An aspiring writer working in a bookstore is a giant cliché. As my friend said when I told him about my job: “Loves to write, works at a bookstore. I’m reserving the movie rights.”
Yet, faced with clothing retail or foodservice positions because writing and editorial jobs were scarce after graduating last May, selling books didn’t seem so bad. Besides, there had to be something luring those other aspiring writers to the bookselling field. Perhaps a publishing company would someday be impressed by my ability to recite the bestsellers from July 2012, or at the very least, I’d collect an intimate knowledge of what books and magazines sell and maybe even develop a hypothesis of why they sell so well.
But mostly, I hoped that creative genius would be contagious and that by being in close contact with centuries of writers’ work, I would find it suddenly easier to realize this writing dream of mine.
As expected, I spent hours a day in the stacks handling books, moving them into and out of overstock, alphabetizing and sorting by subject but I contracted no writing-genius infection. I was no more inspired to put pen to paper than in the month immediately after graduation when I first began channeling all my writing efforts into creating a unique cover letter for each job application.

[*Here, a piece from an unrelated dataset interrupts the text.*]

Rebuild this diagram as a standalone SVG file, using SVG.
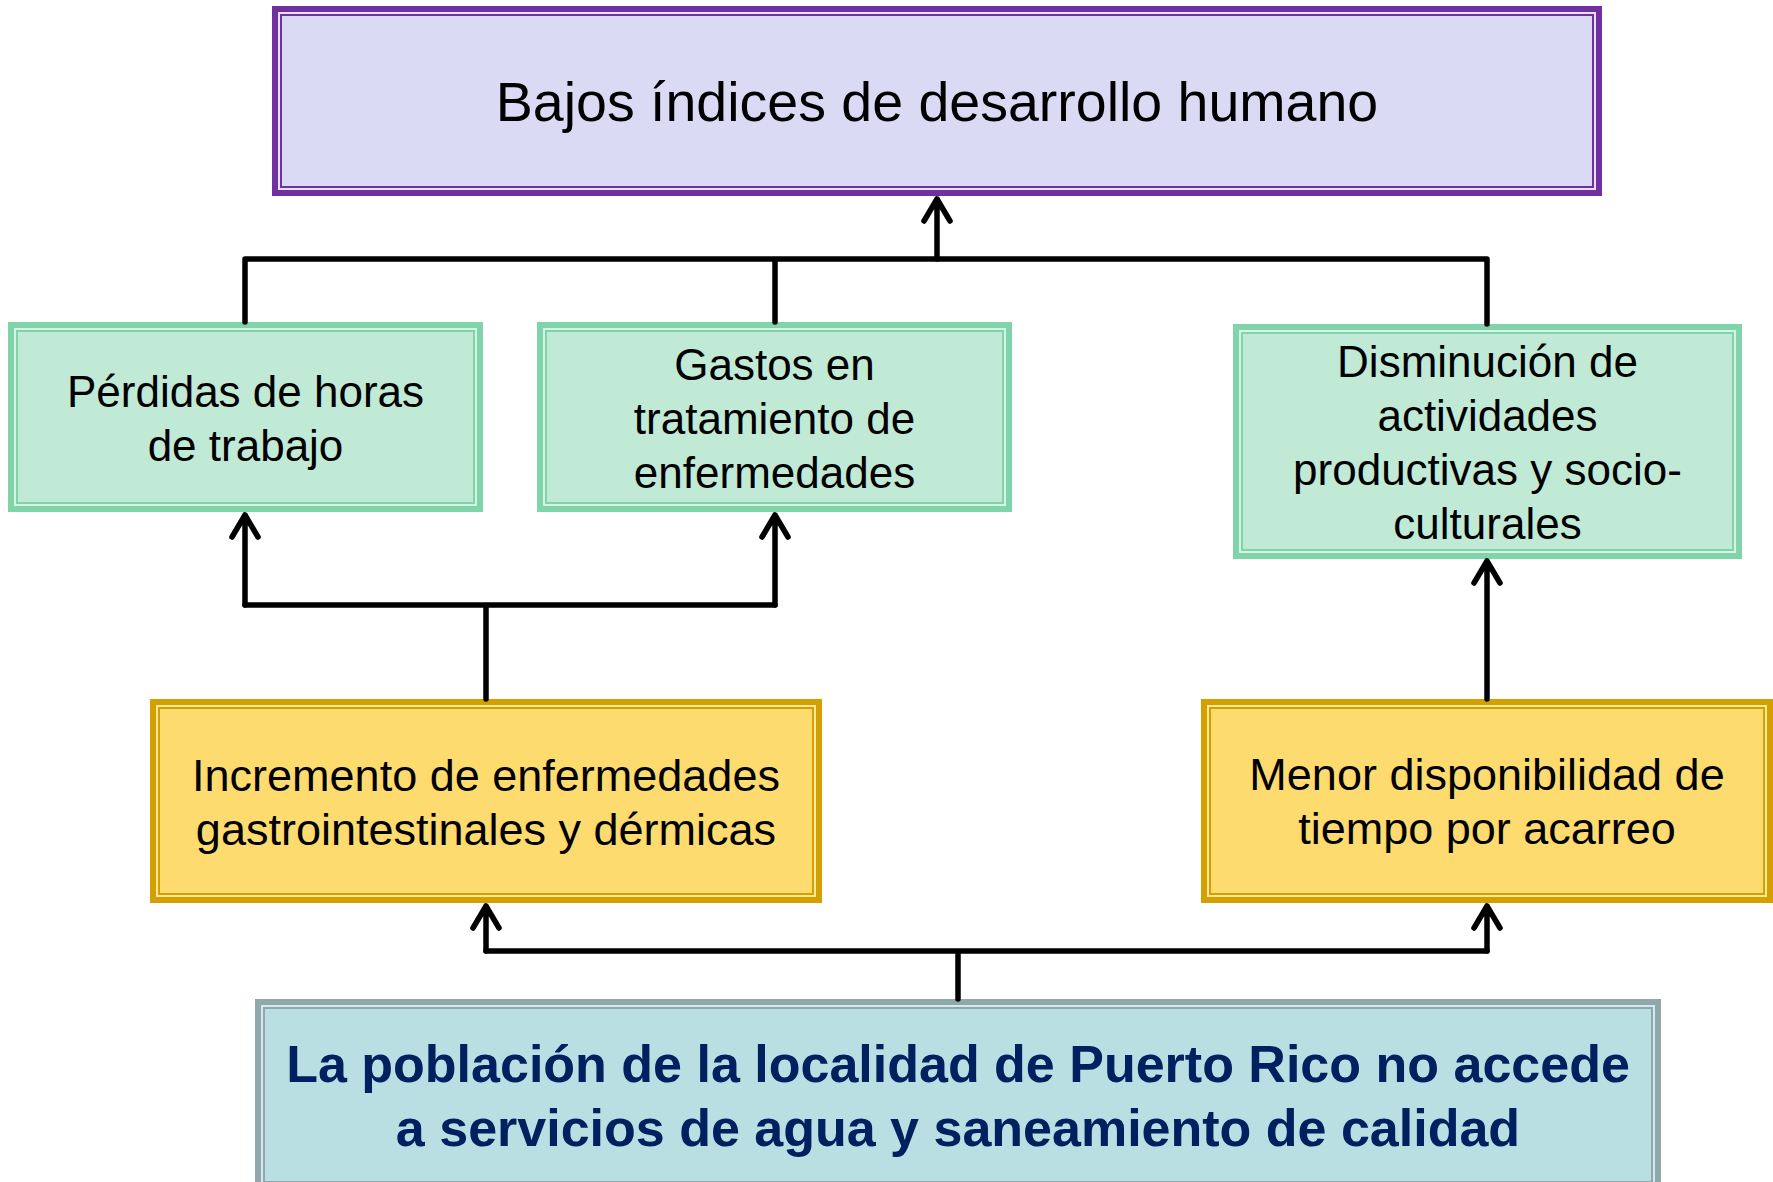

Working at the bookstore did have an unexpected benefit, however. Whenever damaged titles arrived in our shipments, we could take them home – after we reported the error to the vendor and requested a replacement copy, of course. So instead of choosing my own reading material, my literary entertainment became a victim of chance, determined by the long precarious journey of a package from a giant book warehouse in Tennessee or Pennsylvania or Georgia to our store in downtown Boston.
One week I read a squished copy of Jaycee Dugard’s memoir A Stolen Life about her 18 years in the captivity of a cruel kidnapper. Next was Chad Harbach’s baseball-inspired Art of Fielding, the back cover slightly ripped. Stephen Hawking’s A Brief History of Time with the top right corner of the cover missing still sits on my coffee table half-read.
Before college, I considered myself solely a reader and writer of fiction. Four years later, I emerged into the professional world a wannabe magazine writer with little more than my course materials as reference. After five months in the bookselling field, armed with ripped, water-damaged, crumpled and advanced reader copies of novels, magazines, memoirs and biographies, I have become so much more open and aware of the writing styles of a variety of authors and genres. Dugard’s secret is her ability to inhabit the psyche of the person she was at each stage of her story; Harbach’s is a skillful touch for weaving the stories of an entire community into one emotional narrative, placing just as much weight on the tenth character to be introduced as the one on the opening page. I can’t say that just by reading a wider variety of material I can now mimic these authors’ styles and generate copy that perfectly blends their talents, but without knowing of their existence, how does one ever choose what kind of writer to become?
I’m no longer a bookseller – one of those labored-over cover letters finally worked out – but I harbor the hope that all my receiving, stocking and inventorying has paid off, and I’m a carrier of this writing-genius disease, the infection lying dormant, ready to burst forth.
Megan Kaplon is a recent graduate of the Writing, Literature and Publishing program at Emerson College and now serves as editorial assistant for The Writer and Volleyball magazines.
Originally Published“When I started working at RJ Julia it felt like coming home to be in this sort of environment. It’s really important to me to be in a place where people love to read. It’s a hard industry but to be around people with a passion for writing and reading is really encouraging.” ––Courtney McCarroll, freelance writer for Daily Nutmeg, New Haven, Conn., and bookseller at RJ Julia in Madison, Conn.
“Being surrounded by books and the constant influx of new titles has taken the pressure off the whole illusion that your book is going to sell well or not sell well. That’s not what is important as a writer. It makes me want to write more than ever, and it’s not because I have any illusions that I’m ever going to be a bestselling author. Now I fully understand how high the stakes are and how difficult that is. And that’s not what the writing process is about. ” ––Susan Coll, author of Beach Week and other books, events and programs director at Politics & Prose Bookstore, Washington, D.C.
“I think Stephen King said that for every book you write you need to read 1,000 books, and I truly believe that. I have the luxury of having to read for a living – it’s part of my job – and when I discover something great, it sets the bar higher for me. Every time I discover something good I think, God, I wish I’d said that. I wish I had chosen those words to express that feeling. I find that challenging and inspiring to be surrounded by beautiful language every day. It’s like living in a library.” ––Susan Savory, artist and blogger and children’s book buyer at Bunch of Grapes Bookstore, Martha’s Vineyard, Mass.
“I definitely do more reading now. Working in a bookstore helps you realize what is cliché because if you see something all the time you don’t want to write what is common and all over the place. It makes you be more original.” ––Evan Allgood, writer and bookseller at Bound To Be Read Books, Atlanta, Ga.